Böylece Adalet Divanı, üye devletlerin birçok kısıtlama  ve yasaklarla dolu yabancılar hukukunun uygulama alanını önemli ölçüde daraltmıştır.

         Gümrük birliğinde Türk girişimcilerin karşılaştığı sorunlar;

  • Avrupa Birliği’nin mali, teknik ve güvenlik standartlarından kaynaklanan engeller
  • Küçük ve orta ölçekli işletme sahiplerine veya görevlilerine fuar, ihale, iş görüşmesi, yer kiralama vs. amaçlı olarak Avrupa’ya gidişlerine getirilen vize engelleri
  • Türk menşeli malların Avrupa Birliği’nin iç pazarına taşınmasına getirilen engeller(vizeler..)

 

ANKARA ANLAŞMASININ NİHAİ  AMACI OLARAK TÜRKİYE NİN AVRUPA BİRLİĞİNE TAM ÜYELİĞİ

         Türkiye’nin Avrupa Birliği’ne tam üyeliği Ankara Anlaşması’nın 28. Maddesinde hükme bağlanmıştır.   Birlik tarafının görüşüne göre, 28. maddede Türkiye’ye Birlik üyeliğine giriş hakkı verilmemiştir, Türkiye’nin üyelik imkânınının ancak bütün yükümlülüklerin Türkiye tarafından yerine getirilmesi durumunda incelenebileceği hükme bağlanmıştır.    Dolayısıyla Türkiye’nin bu alanlarda da Avrupa

Birliği’ne entegre olması ve üyelik için aranan koşulları yerine getirmesi gerekecektir.Avrupa Birliği’nin ise bu süreçte dürüstçe hareket etme yükümlülüğü vardır. Bu yükümlülük, özel olarak Ankara Anlaşması’nın 28. maddesinden, genel olarak “ahde vefa” ilkesinden çıkmaktadır.

 

  TÜRKİYENİN AVRUPA BİRLİĞİNE TAM ÜYELİK SÜRECİ

     

          Türkiye 14 Nisan 1987 de tam üyelik başvurusu yapmıştır.16 Temmuz 1997 yayınlalan Gündem Raporunda üyeliğe katılma süresinin hızlanmayacağı ve beklentilerin karşılanmayacağı anlaşılmıştır.12-13  Aralık 1997 tarihinde  gerçekleşen Lüksemburg zirvesinde Türkiye nin tam üyeliğe katılımı teyit edilmiştir fakat üye devletler tarafından zikredilmemiştir.Böylece Türkiye Avrupa birliğinin mevcut genişleme sürecinin dışında kalmıştır.

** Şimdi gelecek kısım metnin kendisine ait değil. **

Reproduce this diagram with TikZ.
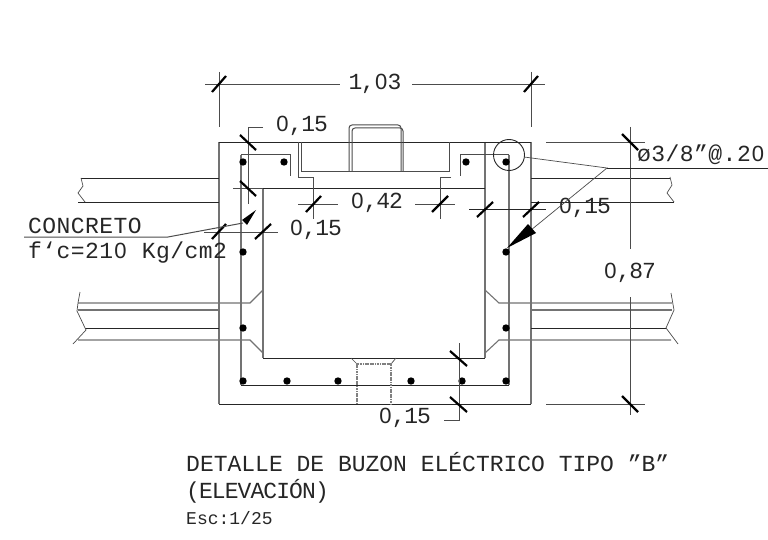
\documentclass[tikz,border=0pt]{standalone}
\usepackage{fontspec}
\setmainfont{Liberation Mono}
\newfontfamily\dimfont[LetterSpace=-5]{Liberation Mono}
\newfontfamily\wideF[LetterSpace=2]{Liberation Mono}
\newfontfamily\titleF{Liberation Mono}
\newfontfamily\subF[LetterSpace=-4]{Liberation Mono}
\newfontfamily\zeroF{Liberation Sans}
\newcommand{\zr}{\makebox[12.6pt][c]{\zeroF\fontsize{22}{22}\selectfont 0}}
\newcommand{\zrw}{\makebox[14.2pt][c]{\zeroF\fontsize{22}{22}\selectfont 0}}
\begin{document}
\begin{tikzpicture}[x=1pt,y=-1pt,
  blk/.style={draw=black!85,line width=0.9pt},
  wall/.style={draw=black!55,line width=1.5pt},
  thin/.style={draw=black!70,line width=0.7pt},
  tick/.style={draw=black,line width=2.2pt},
  dot/.style={fill=black,draw=none},
  lab/.style={inner sep=0pt,text=black!85,font=\dimfont\fontsize{23}{23}\selectfont},
  wlab/.style={inner sep=0pt,anchor=west,text=black!85,font=\wideF\fontsize{23}{23}\selectfont},
  ttl/.style={inner sep=0pt,anchor=west,text=black!85,font=\titleF\fontsize{23}{23}\selectfont},
  sub/.style={inner sep=0pt,anchor=west,text=black!85,font=\subF\fontsize{23}{23}\selectfont},
  small/.style={inner sep=0pt,anchor=west,text=black!85,font=\titleF\fontsize{18}{18}\selectfont}]
\useasboundingbox (0,0) rectangle (768,540);
\fill[white] (0,0) rectangle (768,540);
% walls
\draw[wall] (219,142) -- (219,404);
\draw[wall] (531,142) -- (531,404);
\draw[wall] (485,142) -- (485,358);
\draw[wall] (263,188) -- (263,358);
\draw[wall] (241,155) -- (241,385);
\draw[wall] (509,155) -- (509,385);
\draw[blk] (219,142) -- (531,142);
\draw[blk] (219,404) -- (531,404);
\draw[blk] (263,188) -- (485,188);
\draw[blk] (263,358) -- (485,358);
\draw[blk] (241,385) -- (509,385);
% stirrups
\draw[thin,line width=1pt] (241,155) -- (290,155) -- (290,176);
\draw[thin,line width=1pt] (460,176) -- (460,155) -- (509,155);
% cover and steps
\draw[thin,line width=1pt] (298,142) -- (298,178) -- (313,178) -- (313,188);
\draw[thin,line width=1pt] (301,142) -- (301,172) -- (449,172) -- (449,142);
\draw[thin,line width=1pt] (451,178) -- (440,178) -- (440,188);
% handle
\draw[thin,line width=1pt,rounded corners=3pt] (349,172) -- (349,125) -- (401,125) -- (401,172);
\draw[thin,line width=1pt,rounded corners=3pt] (352,172) -- (352,128) -- (403,128) -- (403,172);
% haunches and pipes
\draw[wall,line width=1.1pt] (263,290) -- (250,303) -- (78,303);
\draw[wall,line width=1.1pt] (263,353) -- (250,340) -- (78,340);
\draw[wall,line width=1.1pt] (485,290) -- (499,303) -- (672,303);
\draw[wall,line width=1.1pt] (485,353) -- (499,340) -- (671,340);
\draw[wall,line width=1.1pt] (78,310) -- (219,310);
\draw[wall,line width=1.1pt] (531,310) -- (672,310);
\draw[blk] (85,328) -- (219,328);
\draw[blk] (531,328) -- (666,328);
\draw[blk] (81,178) -- (219,178);
\draw[blk] (78,202) -- (219,202);
\draw[blk] (531,178) -- (670,178);
\draw[blk] (531,202) -- (674,202);
% break lines
\draw[thin] (81,178) -- (83,186) -- (78,193) -- (85,202);
\draw[thin] (80,292) -- (78,303) -- (77,311) -- (86,330) -- (73,344);
\draw[thin] (670,177) -- (672,185) -- (667,193) -- (674,202);
\draw[thin] (671,293) -- (674,310) -- (666,328) -- (678,344);
% drain
\draw[thin] (351,358) -- (357,364);
\draw[thin] (391,364) -- (396,358);
\draw[draw=black!50,line width=1.2pt,dash pattern=on 1.2pt off 0.5pt] (357,404) -- (357,364) -- (391,364) -- (391,404);
% bars
\foreach \p in {(243,162),(284,162),(466,162),(506,162),(243,252),(506,252),(243,328),(506,328),
 (243,381),(287,381),(338,381),(411,381),(462,381),(506,381)}
  \fill[dot] \p circle (3.7);
% dimension 1,03
\draw[thin] (205,84) -- (340,84);
\draw[thin] (412,84) -- (545,84);
\draw[thin] (219,72) -- (219,127);
\draw[thin] (531,72) -- (531,127);
\draw[tick] (212,92) -- (226,76);
\draw[tick] (524,92) -- (538,76);
\node[lab] (d103) at (375,84) {1,\zr3};
% dimension 0,15 top
\draw[thin] (263,127) -- (248,127) -- (248,204);
\draw[thin] (233,188) -- (263,188);
\draw[tick] (240,135) -- (256,150);
\draw[tick] (240,181) -- (256,196);
\node[lab] (d15a) at (302,126) {\zr,15};
% dimension 0,42
\draw[thin] (298,204) -- (338,204);
\draw[thin] (415,204) -- (455,204);
\draw[thin] (313,188) -- (313,219);
\draw[thin] (440,188) -- (440,219);
\draw[tick] (306,212) -- (321,196);
\draw[tick] (432,212) -- (448,196);
\node[lab] (d42) at (377,203) {\zr,42};
% dimension 0,15 left
\draw[thin] (204,232) -- (278,232);
\draw[tick] (212,239) -- (226,224);
\draw[tick] (255,239) -- (271,224);
\node[lab] (d15b) at (316,230) {\zr,15};
% dimension 0,15 right
\draw[blk] (469,209) -- (546,209);
\draw[tick] (477,217) -- (493,202);
\draw[tick] (523,217) -- (539,202);
\node[lab] (d15c) at (585,208) {\zr,15};
% dimension 0,87
\draw[thin] (630,127) -- (630,249);
\draw[thin] (630,297) -- (630,415);
\draw[thin] (546,142) -- (645,142);
\draw[thin] (546,404) -- (645,404);
\draw[tick] (622,134) -- (638,150);
\draw[tick] (622,396) -- (638,412);
\node[lab] (d87) at (630,273) {\zr,87};
% dimension 0,15 bottom
\draw[thin] (459,343) -- (459,420) -- (444,420);
\draw[tick] (450,351) -- (467,366);
\draw[tick] (450,397) -- (467,412);
\node[lab] (d15d) at (405,418) {\zr,15};
% concrete leader
\draw[thin,line width=1pt] (24,237) -- (168,237) -- (243,223);
\fill[black] (256,210) -- (242,220) -- (247,225) -- cycle;
\node[wlab] (conc) at (28,226) {CONCRETO};
\node[wlab] (fc) at (28,253) {f‘c=21\zrw{} Kg/cm2};
% steel leader
\draw[blk] (509,155) circle (15.5);
\draw[thin] (524,157) -- (607,168) -- (520,239);
\draw[blk] (607,168) -- (768,168);
\fill[black] (507,248) -- (528,224) -- (536,233) -- cycle;
\node[wlab] (steel) at (637,155) {ø3/8”@.2\zrw};
% titles
\node[ttl] (t1) at (186,462) {DETALLE DE BUZON ELÉCTRICO TIPO ”B”};
\node[sub] (t2) at (186,491) {(ELEVACIÓN)};
\node[small] (t3) at (186,518) {Esc:1/25};
\end{tikzpicture}
\end{document}
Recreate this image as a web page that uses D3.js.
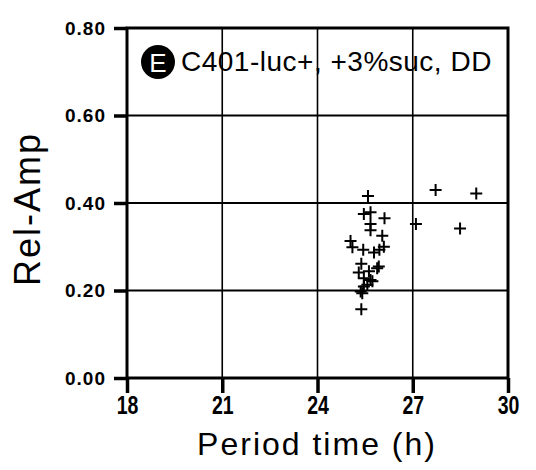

       Avrupa birliği Türkiye ile buzları eritmek için hiçbir işlevi ol mayan Avrupa  Konferansına davet etmiştir.

      10-11 Aralık 1999 da yapılan Avrupa Birliği Devlet ve Hükümet başkanları zirvesinde  Avrupa birliğine aday ülke olarak kabul edilmiştir.

      3Ekim 2005 tarihiye tam üyelik müzakerelerine başlanmıştır.